Defense attorney John E. Gutbezahl said the case centered on a lover’s triangle involving Davis, Jones and another woman.

“Davis had indicated that if he ran into Jones there would be problems,” Gutbezahl said.

Before the shooting, Jones had plans to go over to the woman’s house, but was unable to reach her by phone, Gutbezahl said. He headed over to her house when he came across Davis near the Top of the Hill Tavern. Part of the encounter between the two men was recorded on surveillance video.

Durell Gee Davis, 42, shown in a photo released by Portland Police.
Durell Gee Davis, 42, shown in a photo released by Portland Police.

Gutbezahl said the video shows Davis dropping a bag and walking toward Jones — who proceeded to quickly turn and start walking and then run away. Jones had been told by the woman that Davis was violent and had once stabbed her ex-husband, Gutbezahl said.

The last thing shown on the video is Davis stepping off the curb with his hands raised in an appearance that could be perceived as threatening, Gutbezahl said. The shooting itself was not recorded on video.

According to Gutbezahl, Davis was threatening Jones as Jones tried to flee the escalating situation. Jones took out a pistol and fired two warning shots. Gutbezahl said that Jones saw something “kind of shiny” in Davis’ hand and thought it could have been a knife. The object was actually a cellphone, but because it was dark, Jones “had reasonable belief” that it could have been a weapon, Gutbezahl said.

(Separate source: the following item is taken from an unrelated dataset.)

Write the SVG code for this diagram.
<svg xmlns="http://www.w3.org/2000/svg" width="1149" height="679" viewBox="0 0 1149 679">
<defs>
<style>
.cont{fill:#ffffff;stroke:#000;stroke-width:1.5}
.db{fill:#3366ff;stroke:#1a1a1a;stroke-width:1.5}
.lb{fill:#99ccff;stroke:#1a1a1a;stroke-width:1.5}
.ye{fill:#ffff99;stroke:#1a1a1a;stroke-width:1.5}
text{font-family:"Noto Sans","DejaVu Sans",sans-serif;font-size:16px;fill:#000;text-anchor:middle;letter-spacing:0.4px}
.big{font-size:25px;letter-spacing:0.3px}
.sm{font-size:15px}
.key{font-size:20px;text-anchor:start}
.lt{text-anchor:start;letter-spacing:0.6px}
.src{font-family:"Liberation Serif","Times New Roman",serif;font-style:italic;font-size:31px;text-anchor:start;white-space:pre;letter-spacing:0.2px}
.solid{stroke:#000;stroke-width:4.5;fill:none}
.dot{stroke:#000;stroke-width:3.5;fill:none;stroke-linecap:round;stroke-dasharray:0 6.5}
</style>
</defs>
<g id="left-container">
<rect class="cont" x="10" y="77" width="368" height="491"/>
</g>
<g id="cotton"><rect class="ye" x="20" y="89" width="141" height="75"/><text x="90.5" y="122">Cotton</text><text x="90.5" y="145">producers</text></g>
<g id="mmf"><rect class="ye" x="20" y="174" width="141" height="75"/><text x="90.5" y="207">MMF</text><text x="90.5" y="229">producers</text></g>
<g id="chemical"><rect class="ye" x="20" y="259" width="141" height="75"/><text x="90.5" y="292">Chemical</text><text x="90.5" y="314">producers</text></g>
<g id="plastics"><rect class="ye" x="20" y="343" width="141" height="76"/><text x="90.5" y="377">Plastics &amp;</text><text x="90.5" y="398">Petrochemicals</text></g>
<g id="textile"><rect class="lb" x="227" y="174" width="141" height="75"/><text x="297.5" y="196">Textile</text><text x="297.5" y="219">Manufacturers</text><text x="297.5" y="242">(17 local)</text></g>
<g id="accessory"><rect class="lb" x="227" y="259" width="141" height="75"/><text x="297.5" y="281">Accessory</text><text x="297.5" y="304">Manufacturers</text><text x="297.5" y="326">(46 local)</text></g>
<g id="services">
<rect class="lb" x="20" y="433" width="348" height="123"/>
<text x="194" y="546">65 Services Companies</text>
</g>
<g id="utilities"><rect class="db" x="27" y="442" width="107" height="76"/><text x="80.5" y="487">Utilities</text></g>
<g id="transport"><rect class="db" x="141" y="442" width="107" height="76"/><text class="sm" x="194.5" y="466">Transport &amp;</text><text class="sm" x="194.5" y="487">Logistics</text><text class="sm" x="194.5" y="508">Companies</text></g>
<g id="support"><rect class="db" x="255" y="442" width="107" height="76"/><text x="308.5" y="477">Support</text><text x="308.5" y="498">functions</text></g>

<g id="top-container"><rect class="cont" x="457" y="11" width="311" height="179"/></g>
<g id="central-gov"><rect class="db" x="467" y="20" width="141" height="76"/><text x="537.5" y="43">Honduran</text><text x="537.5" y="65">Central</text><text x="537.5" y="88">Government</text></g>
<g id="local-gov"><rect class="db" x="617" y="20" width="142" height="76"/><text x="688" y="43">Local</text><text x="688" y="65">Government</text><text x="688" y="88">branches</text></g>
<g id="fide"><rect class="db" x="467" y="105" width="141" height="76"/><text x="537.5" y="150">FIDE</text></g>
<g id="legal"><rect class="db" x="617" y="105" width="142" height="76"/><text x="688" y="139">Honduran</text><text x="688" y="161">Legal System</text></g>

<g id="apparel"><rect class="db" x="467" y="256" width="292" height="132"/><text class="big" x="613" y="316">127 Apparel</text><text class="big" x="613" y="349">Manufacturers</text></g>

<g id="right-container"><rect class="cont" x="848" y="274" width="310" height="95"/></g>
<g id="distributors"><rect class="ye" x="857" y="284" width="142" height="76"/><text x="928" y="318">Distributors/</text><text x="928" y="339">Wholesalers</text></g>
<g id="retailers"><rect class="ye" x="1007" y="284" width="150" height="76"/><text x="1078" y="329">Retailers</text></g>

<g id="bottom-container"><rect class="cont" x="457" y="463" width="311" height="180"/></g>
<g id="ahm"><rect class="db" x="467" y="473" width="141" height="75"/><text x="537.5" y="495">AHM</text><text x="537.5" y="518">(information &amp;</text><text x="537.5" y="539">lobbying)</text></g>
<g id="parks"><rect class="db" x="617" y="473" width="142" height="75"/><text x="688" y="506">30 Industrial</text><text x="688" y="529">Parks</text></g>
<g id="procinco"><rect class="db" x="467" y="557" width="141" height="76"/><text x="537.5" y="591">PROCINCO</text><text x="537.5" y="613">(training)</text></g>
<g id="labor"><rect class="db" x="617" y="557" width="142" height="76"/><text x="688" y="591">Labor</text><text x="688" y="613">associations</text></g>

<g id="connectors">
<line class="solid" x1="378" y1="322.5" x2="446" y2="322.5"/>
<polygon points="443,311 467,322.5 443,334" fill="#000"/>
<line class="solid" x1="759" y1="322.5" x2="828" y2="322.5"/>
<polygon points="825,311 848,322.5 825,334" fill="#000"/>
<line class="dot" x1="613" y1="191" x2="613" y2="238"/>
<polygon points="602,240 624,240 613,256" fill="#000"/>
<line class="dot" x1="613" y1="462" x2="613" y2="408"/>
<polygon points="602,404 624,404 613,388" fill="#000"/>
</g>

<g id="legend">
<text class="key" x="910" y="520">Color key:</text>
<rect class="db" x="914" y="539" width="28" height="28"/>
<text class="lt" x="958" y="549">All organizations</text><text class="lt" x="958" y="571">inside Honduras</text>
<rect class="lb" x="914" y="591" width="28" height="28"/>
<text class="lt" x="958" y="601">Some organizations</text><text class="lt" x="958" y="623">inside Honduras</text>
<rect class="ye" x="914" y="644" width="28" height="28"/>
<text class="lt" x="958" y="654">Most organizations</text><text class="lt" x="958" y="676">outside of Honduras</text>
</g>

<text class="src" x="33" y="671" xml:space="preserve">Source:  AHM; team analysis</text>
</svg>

As Davis continued to approach, Jones fired two more times from a distance of about three feet, Gutbezahl said. Both rounds struck Davis.

When detectives caught up with Jones and took him into custody, he was questioned. At first, Jones denied he was in the area of the shooting. Police told Jones that they had evidence that put him at the scene. He changed his story and admitted that he was there, but claimed nothing happened. Detectives gave Jones the chance to tell them about the self-defense theory but Gutbezahl said when Jones was being questioned, he didn’t know if he had the legal right to shoot someone in self-defense because of his past criminal record, and if he would be believed.

Jones will be sentenced Friday morning and could face up to two and a half years in prison for being convicted of being a felon in possession of a firearm, Gutbezahl said. He said that Jones will get credit for time served and good time. Jones has been in custody since Jan. 24, 2013.